The month of May is an especially busy season for gift-giving: graduations, Mother’s Day, baby showers, bridal showers, weddings, and other special occasions. When we give someone a gift, we try to choose something we feel they will really like. We wrap it nicely and present it to them with great expectations. We can’t wait to see their reaction and their “thank you” is music to our ears.
The people who give gifts to us feel the same way. They want to know that their gift was received and that we enjoyed it. The best way to acknowledge the gift and express appreciation to the giver is with a written thank you note.
Proper etiquette says that for any gift received, a thank you note should be sent as soon as possible. Even in the same town between relatives, a short written thank you note acknowledging the gift and the giver should be sent within a week, if possible. A handwritten note is best, but a printed note with an original signature is an acceptable option. Do not use e-mail to send a thank-you note. A verbal thank-you can be made in addition to the written note– but not in place of it.
The basic etiquette
of thank you notes
A thank you note is an expression of appreciation for a gift or thoughtful act. But the potential formality of this situation can be intimidating. Many people think that the wording has to be perfect, and this causes so much anxiety that sometimes the notes are never sent. Before all the other rules, just remember that an imperfect note that comes with heartfelt sentiment is better than a perfect note that was never written.
In order to relieve some of the anxiety on this subject, here is a simple guide to the do’s and don’ts of thank you notes:
The do’s
Do send your thank you notes as quickly as possible. Notes may be sent on informal stationery, except for wedding thank you notes which are generally sent on formal stationery. Always make specific reference to the gift that is the subject of the note, such as “Thank you so much for the blue sweater. How did you know blue was my favorite color?”
Always send notes in the following situations:
• For wedding gifts.
• For sympathy flowers, memorial contributions or mass cards.
• To the hostess after a party that was hosted in your honor.
• For bridal or baby shower gifts.
• For gifts that were received by mail.
• After being entertained by your boss.
• For gifts received during a hospital stay.
• After being hosted as a houseguest for one or more nights (unless it’s a close relative or friend who is doing the hosting).

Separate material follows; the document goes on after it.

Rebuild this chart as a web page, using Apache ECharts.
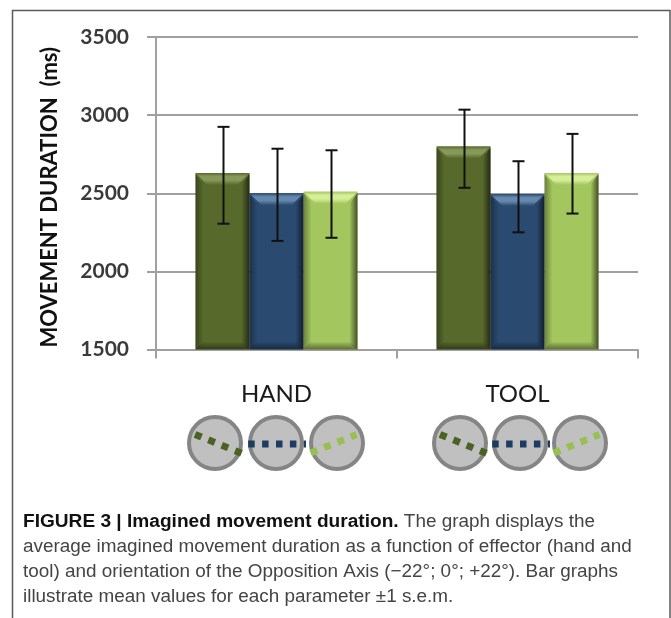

Thank you notes are not required in the following situations, but would still be a nice gesture:
• After being a guest at a dinner party.
• After a job interview (not required, but definitely a smart idea).
• When a friend has helped you out with a special favor such as babysitting, a meal when you were sick, or running errands for you.
The don’ts
Don’t delay in sending thank you notes. Generally notes should be sent within a week of receipt of the gift or gesture. Being busy is not an excuse for neglecting a written thank you. To tell someone (who has spent time and money on a gift for you) that you are too busy to acknowledge their efforts is bad manners. The only exception to this timing is thank you notes for hospital gifts which should be sent as soon as the patient is well enough to send them, whenever that is.
There’s no need to fib if you dislike a gift. Even if something is not to your taste, you should still show appreciation for the gift and the time, money and thought that went into selecting it for you. You can always say “Thank you for the thoughtful gift. I will always think of you whenever I see it.”